What are individuals with capital to do?

Re stocks, a classical rally off a bottom shoots up with good leadership on day 1, steadies or corrects on day 2, then takes no prisoners and shoots up on day 3, squeezing the shorts and drawing new money in as glamourous leading stocks break out to new highs. Japan collapsed down over 2% today; Europe's bourses are down 1-1 1/2% today. Today could be important here in the former citadel of capitalism.

Nouriel Roubini the analyst (rather than the policy wonk) has come back into EBR's good graces with the following post from last night:

"Bernie Madoff is the Mirror of a Made-Off Ponzi Economy". (No link as subscription required)

Roubini sums things up with:

Madoff may now spend the rest of his life in prison. The US household and financial and non financial firms and government may spend the next generation in debtor's prison having to tighten their belts to pay for the losses inflicted by a decade or more of reckless leverage, over consumption and risk taking.

DoctoRx here again. As the reckless borrowing shifts to the nation-state and its handmaidens, the allegedly once-independent central banks, the stock market fades into irrelevancy. The greater issue for investors is how the governments will deal with their own debt burden. Will they inflate it away, and if so when and how? If so, with what asset class will the insiders protect their gains? What asset class will see confiscation?

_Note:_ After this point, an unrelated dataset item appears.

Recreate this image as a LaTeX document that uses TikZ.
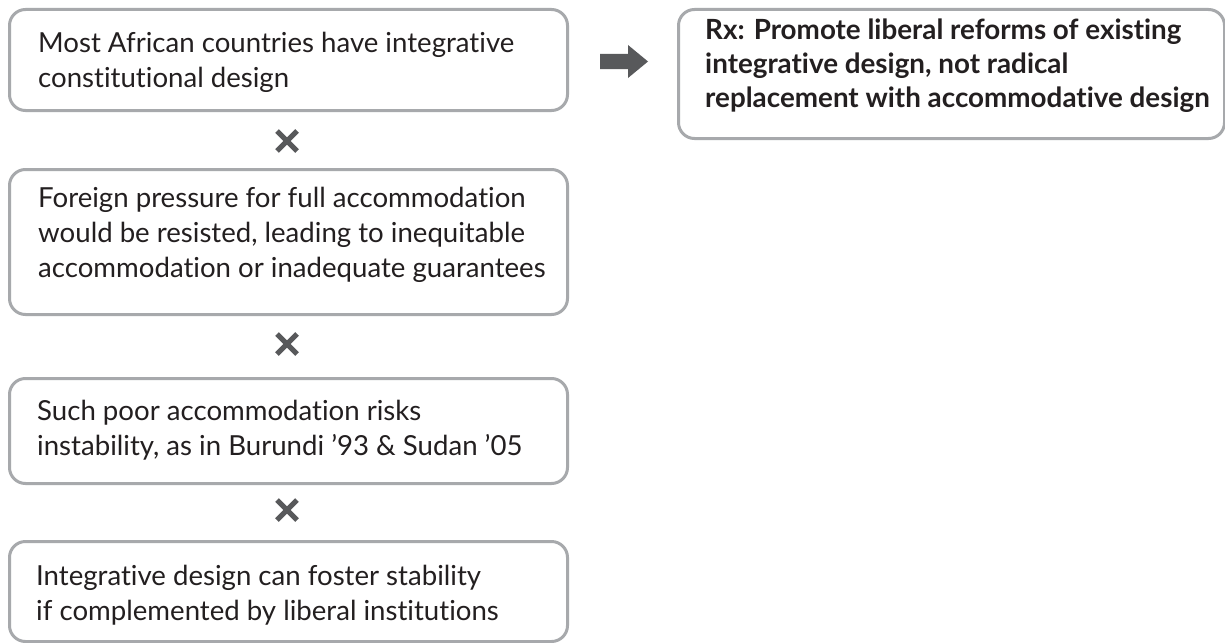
\documentclass[tikz,border=0pt]{standalone}
\usepackage{fontspec}
\setmainfont{Lato}[Ligatures={NoCommon}]
\definecolor{boxgray}{HTML}{A7A9AC}
\definecolor{txtdark}{HTML}{231F20}
\definecolor{markgray}{HTML}{58595B}
\tikzset{
  box/.style={draw=boxgray, line width=3pt, rounded corners=16pt, fill=white, inner sep=0pt, anchor=north west},
  leftbox/.style={box, minimum width=558pt},
  txt/.style={inner sep=0pt, anchor=north west, align=left, text=txtdark, font=\fontsize{27.6}{35}\selectfont},
  rxtxt/.style={txt, font=\fontsize{27.8}{34}\selectfont\bfseries},
  crossline/.style={draw=markgray, line width=5pt},
  blockarrow/.style={fill=markgray, draw=none},
}
\begin{document}
\begin{tikzpicture}[x=1pt,y=-1pt]
\useasboundingbox[fill=white] (0,0) rectangle (1225,642);
% boxes
\node[leftbox, minimum height=101pt] (b1) at (8,8) {};
\node[leftbox, minimum height=145pt] (b2) at (8,168) {};
\node[leftbox, minimum height=105pt] (b3) at (8,377) {};
\node[leftbox, minimum height=100pt] (b4) at (8,540) {};
\node[box, minimum width=546pt, minimum height=129pt] (rx) at (677,8) {};
% texts
\node[txt] (t1) at ([xshift=30pt,yshift=-(44-24.5)*1pt]b1.north west) {\strut Most African countries have integrative\\constitutional design};
\node[txt] (t2) at ([xshift=30pt,yshift=-(39-24.5)*1pt]b2.north west) {\strut Foreign pressure for full accommodation\\would be resisted, leading to inequitable\\accommodation or inadequate guarantees};
\node[txt] (t3) at ([xshift=29pt,yshift=-(43-24.5)*1pt]b3.north west) {\strut Such poor accommodation risks\\instability, as in Burundi ’93 \& Sudan ’05};
\node[txt] (t4) at ([xshift=28pt,yshift=-(45-24.5)*1pt]b4.north west) {\strut Integrative design can foster stability\\if complemented by liberal institutions};
\node[rxtxt] (t5) at ([xshift=28pt,yshift=-(32-24.5)*1pt]rx.north west) {\strut Rx: Promote liberal reforms of existing\\integrative design, not radical\\replacement with accommodative design};
% crosses
\coordinate (x1) at (287,141);
\coordinate (x2) at (287,344);
\coordinate (x3) at (287,510);
\foreach \c in {x1,x2,x3}{
  \draw[crossline] ([shift={(-10,-10)}]\c) -- ([shift={(10,10)}]\c);
  \draw[crossline] ([shift={(-10,10)}]\c) -- ([shift={(10,-10)}]\c);
}
% block arrow
\coordinate (arr) at (600,61.5);
\fill[blockarrow] (arr) ++(0,-7.5) -- ++(28,0) -- ++(0,-9) -- ++(20,16.5) -- ++(-20,16.5) -- ++(0,-9) -- ++(-28,0) -- cycle;
\end{tikzpicture}
\end{document}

An outsider can stay informed; think independently, which may be helped by avoiding mainstream media with its proven ability to affect one's thinking and emotions; have no religious-type belief in any particular financial asset class; and adjust to the major trends and facts "on the ground".

The current trend is for increasing state control of the means of production through the credit-creation and debt-destruction mechanism, with "equity" such as that of GM, Fannie and Freddie, Citi, etc. potentially disappearing almost overnight with the state determining what use it wants to make of the carcass of the company.

The current fact is that Federal Reserve notes, commonly called "dollars", remain generally accepted as "money" as of today.